No sólo me cuenta calamidades. Me recuerda uno de los días más felices de su vida. Fue cuando se hospedó, con su familia, en el hotel Nacional de La Habana, fundado en 1930 y joya turística de la isla. Ese día conoció el mar.
C. extraña su bicicleta. Fue ciclista. Una mañana tomó mal una curva y se cayó por un terraplén. Se magulló medio cuerpo. Llegó a casa, la madre le puso alcohol en las heridas y como si nada. Un tipo duro, de los que ya no quedan. Por lo poco que ha visto en España, C. piensa que los niños de aquí están mimados. “Allí, en Cuba, les llamamos niños de teta”, sonríe.

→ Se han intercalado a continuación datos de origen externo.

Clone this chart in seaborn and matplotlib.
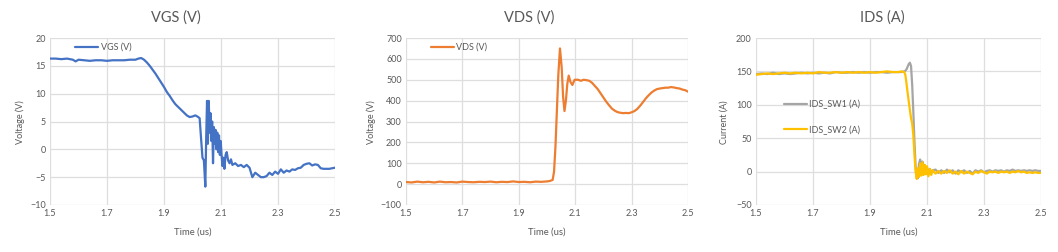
import matplotlib
matplotlib.use("Agg")
import matplotlib.pyplot as plt
import seaborn as sns
import pandas as pd

# ---------------- data ----------------
vgs_t = [1.50, 1.52, 1.54, 1.56, 1.58, 1.59, 1.60, 1.62, 1.64, 1.66, 1.68, 1.70, 1.72, 1.74, 1.76, 1.78,
         1.80, 1.81, 1.82, 1.83, 1.84, 1.85, 1.86, 1.87, 1.88, 1.89, 1.90, 1.91, 1.92, 1.93, 1.94, 1.95,
         1.96, 1.97, 1.98, 1.99, 2.00, 2.01, 2.02, 2.025, 2.03, 2.035, 2.04, 2.045, 2.048, 2.051, 2.054,
         2.057, 2.060, 2.063, 2.066, 2.069, 2.072, 2.075, 2.078, 2.081, 2.084, 2.087, 2.090, 2.093, 2.096,
         2.099, 2.102, 2.105, 2.108, 2.112, 2.116, 2.12, 2.125, 2.13, 2.135, 2.14, 2.15, 2.16, 2.17, 2.18,
         2.19, 2.20, 2.21, 2.22, 2.23, 2.24, 2.25, 2.26, 2.27, 2.28, 2.29, 2.30, 2.31, 2.32, 2.33, 2.34,
         2.35, 2.36, 2.37, 2.38, 2.39, 2.40, 2.41, 2.42, 2.43, 2.44, 2.45, 2.46, 2.47, 2.48, 2.49, 2.50]
vgs_v = [16.3, 16.3, 16.2, 16.3, 16.1, 15.8, 16.1, 16.0, 15.9, 16.0, 16.0, 15.9, 16.0, 16.0, 16.0, 16.1,
         16.1, 16.3, 16.4, 16.1, 15.6, 15.0, 14.3, 13.6, 12.8, 12.0, 11.2, 10.3, 9.6, 8.8, 8.1, 7.6,
         7.1, 6.6, 6.1, 5.8, 5.9, 6.1, 5.8, 5.6, 2.0, -1.5, -2.0, -6.7, 2.0, 8.7, 1.0,
         8.7, 3.0, 6.5, 1.5, 5.0, -2.5, 4.0, 1.0, 3.5, 0.0, 3.0, -0.5, 2.5, -1.0,
         1.5, -1.0, -3.0, -1.5, -3.5, -1.0, -0.5, -2.0, -2.5, -1.8, -2.8, -2.5, -3.0, -2.8, -3.2,
         -2.8, -3.3, -5.0, -4.2, -4.6, -5.0, -5.0, -4.8, -4.2, -4.6, -4.0, -4.4, -3.6, -4.2, -3.8, -4.0,
         -3.6, -3.7, -3.4, -3.3, -2.8, -2.6, -2.5, -2.9, -2.7, -2.8, -3.4, -3.5, -3.5, -3.5, -3.4, -3.3]

vds_t = [1.50, 1.52, 1.54, 1.56, 1.58, 1.60, 1.62, 1.64, 1.66, 1.68, 1.70, 1.72, 1.74, 1.76, 1.78, 1.80,
         1.82, 1.84, 1.86, 1.88, 1.90, 1.92, 1.94, 1.96, 1.98, 2.00, 2.01, 2.02, 2.025, 2.03, 2.035, 2.04,
         2.046, 2.052, 2.057, 2.062, 2.067, 2.072, 2.077, 2.083, 2.09, 2.098, 2.11, 2.12, 2.13, 2.14, 2.15,
         2.16, 2.17, 2.18, 2.19, 2.20, 2.21, 2.22, 2.23, 2.24, 2.25, 2.26, 2.27, 2.28, 2.29, 2.30, 2.31,
         2.32, 2.33, 2.34, 2.35, 2.36, 2.37, 2.38, 2.39, 2.40, 2.41, 2.42, 2.43, 2.44, 2.45, 2.46, 2.47,
         2.48, 2.49, 2.50]
vds_v = [10, 8, 12, 9, 11, 8, 12, 9, 10, 8, 12, 10, 9, 11, 10, 12,
         9, 11, 10, 13, 10, 11, 9, 12, 11, 13, 15, 20, 60, 180, 350, 520,
         650, 560, 420, 350, 400, 480, 520, 490, 475, 500, 500, 495, 500, 498, 495,
         485, 470, 455, 435, 415, 395, 378, 362, 352, 345, 342, 340, 341, 340, 344, 350,
         360, 375, 392, 410, 425, 438, 448, 455, 458, 460, 462, 462, 465, 463, 460, 458,
         453, 450, 443]

ids_t = [1.50, 1.52, 1.54, 1.56, 1.58, 1.60, 1.62, 1.64, 1.66, 1.68, 1.70, 1.72, 1.74, 1.76, 1.78, 1.80,
         1.82, 1.84, 1.86, 1.88, 1.90, 1.92, 1.94, 1.96, 1.98, 2.00, 2.01, 2.02, 2.024, 2.028, 2.032,
         2.036, 2.040, 2.044, 2.048, 2.052, 2.056, 2.060, 2.064, 2.068, 2.072, 2.076, 2.080, 2.084, 2.088,
         2.092, 2.096, 2.10, 2.105, 2.11, 2.115, 2.12, 2.13, 2.14, 2.15, 2.16, 2.17, 2.18, 2.19, 2.20,
         2.21, 2.22, 2.23, 2.24, 2.25, 2.26, 2.27, 2.28, 2.29, 2.30, 2.31, 2.32, 2.33, 2.34, 2.35, 2.36,
         2.37, 2.38, 2.39, 2.40, 2.41, 2.42, 2.43, 2.44, 2.45, 2.46, 2.47, 2.48, 2.49, 2.50]
ids_sw1 = [146, 147, 146, 148, 146, 147, 146, 147, 148, 147, 148, 147, 148, 147, 149, 148,
           148, 149, 148, 149, 148, 149, 149, 148, 149, 149, 149, 150, 151, 153, 157,
           161, 163, 158, 130, 90, 45, 8, -8, -10, 12, 18, 5, 15, -2,
           10, 0, 6, -3, 4, -2, 2, 3, -2, 2, -2, 3, -1, 2, -3,
           2, -1, 2, -2, 1, -3, 2, 0, 2, -1, 1, 2, 0, 2, 1, 2,
           0, 2, 1, 3, 1, 2, 1, 2, 1, 2, 1, 2, 1, 1]
ids_sw2 = [145, 146, 147, 146, 147, 148, 147, 148, 147, 148, 147, 149, 148, 148, 149, 148,
           149, 148, 149, 148, 149, 148, 149, 150, 149, 149, 150, 149, 145, 132, 118,
           105, 92, 80, 72, 55, 25, 0, -11, 5, -8, 12, -6, 14, -5,
           10, -4, 8, -7, 4, -5, 2, -3, 1, -3, 1, -2, 2, -3, 0,
           -4, 1, -3, 0, -2, -4, 0, -2, 1, -1, -3, 0, -1, 0, -2, 0,
           -1, 0, -2, 0, -1, 1, -1, 0, -2, -1, -2, -1, -2, -2]

x_ticks = [1.5, 1.7, 1.9, 2.1, 2.3, 2.5]
titles = ["VGS (V)", "VDS (V)", "IDS (A)"]
ylabels = ["Voltage (V)", "Voltage (V)", "Current (A)"]

# ---------------- style ----------------
sns.set_theme(style="whitegrid")
plt.rcParams['font.family'] = ['Lato', 'DejaVu Sans']
TXT = "#595959"
GRID = "#dedede"

fig = plt.figure(figsize=(10.58, 2.52), dpi=100)
W, H = 1058, 252

def make_ax(left_px, right_px):
    return fig.add_axes([left_px / W, (H - 205) / H, (right_px - left_px) / W, 167 / H])

axes = [make_ax(50, 335), make_ax(406, 688), make_ax(756, 1041)]

df_vgs = pd.DataFrame({"t": vgs_t, "v": vgs_v})
df_vds = pd.DataFrame({"t": vds_t, "v": vds_v})
df_ids = pd.concat([
    pd.DataFrame({"t": ids_t, "v": ids_sw1, "s": "IDS_SW1 (A)"}),
    pd.DataFrame({"t": ids_t, "v": ids_sw2, "s": "IDS_SW2 (A)"}),
])

LW = 1.6
sns.lineplot(data=df_vgs, x="t", y="v", ax=axes[0], color="#4472C4", lw=LW, label="VGS (V)")
sns.lineplot(data=df_vds, x="t", y="v", ax=axes[1], color="#ED7D31", lw=LW, label="VDS (V)")
sns.lineplot(data=df_ids, x="t", y="v", hue="s", ax=axes[2],
             palette={"IDS_SW1 (A)": "#A5A5A5", "IDS_SW2 (A)": "#FFC000"}, lw=LW)

ylims = [(-10, 20, 5), (-100, 700, 100), (-50, 200, 50)]
panel_centers = [176, 529, 882]
ylabel_x = [20, 371, 724]

for i, ax in enumerate(axes):
    lo, hi, st = ylims[i]
    ax.set_xlim(1.5, 2.5)
    ax.set_ylim(lo, hi)
    ax.set_xticks(x_ticks)
    ax.set_xticklabels([f"{v:.1f}" for v in x_ticks])
    ax.set_yticks(list(range(lo, hi + 1, st)))
    ax.grid(True, color=GRID, lw=0.9)
    for s in ax.spines.values():
        s.set_visible(False)
    ax.tick_params(axis="both", labelsize=6.5, colors=TXT, length=0, pad=3)
    ax.set_xlabel("")
    ax.set_ylabel("")
    fig.text(panel_centers[i] / W, 1 - 18 / H, titles[i], ha="center", va="center",
             fontsize=10.5, color=TXT)
    fig.text(ylabel_x[i] / W, 1 - 122 / H, ylabels[i], ha="center", va="center",
             rotation=90, fontsize=6.5, color=TXT)
    bb = ax.get_position()
    fig.text((bb.x0 + bb.x1) / 2, 1 - 232 / H, "Time (us)", ha="center", va="center",
             fontsize=6.8, color=TXT)

for ax, anchor, sp in [(axes[0], (0.06, 1.02), 0.5), (axes[1], (0.06, 1.02), 0.5),
                       (axes[2], (0.07, 0.68), 1.8)]:
    leg = ax.legend(loc="upper left", bbox_to_anchor=anchor, frameon=False,
                    fontsize=6.5, handlelength=2.5, handletextpad=0.3, labelspacing=sp)
    for t in leg.get_texts():
        t.set_color(TXT)

fig.savefig("out.png", dpi=100, facecolor="white")
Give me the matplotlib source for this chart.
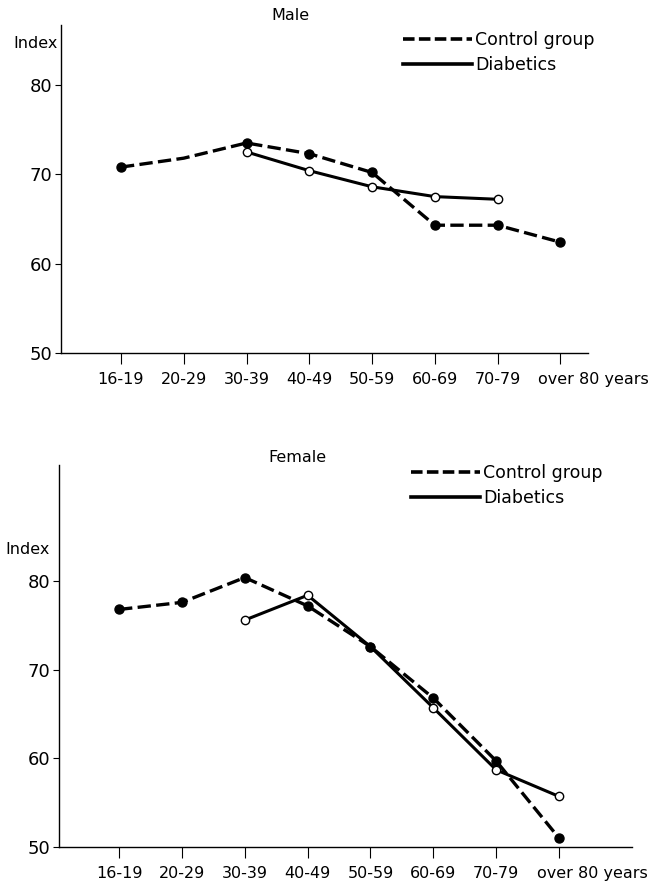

A veces me cuesta entender lo que dice por su acento y expresiones que desconozco. La conversación, sin embargo, es fluida. Cuando me va a contestar, echa la silla hacia atrás como para tomar impulso, y luego rompe a hablar con un torrente de palabras.
Puede que C. pertenezca a esa parte de la humanidad que padece la historia, según la división hecha por Albert Camus, pero a él, con su cara de niño pillo, se le ve feliz. Tiene toda una vida por vivir. El año que viene quiere acabar la ESO. No piensa hacer bachillerato. Esperará a ser mayor de edad para saber hacia dónde tirar. Su tía, la de Texas, le ha dado un consejo: “Si quieres ganar dinero vente a Estados Unidos; si quieres una vida tranquila, quédate en España”.
C. está orgulloso de haberse comprado una bandera cubana en un chino. Recorrió hasta cinco hasta dar con una. Ama a su país, a pesar de todo. Esto, sinceramente, me da mucha envidia.
Otrosí: gracias a todos los que me acompañasteis en la presentación de mi libro Alivio de domingo, en la librería Gaia. Tarde lluviosa e inolvidable la que compartimos.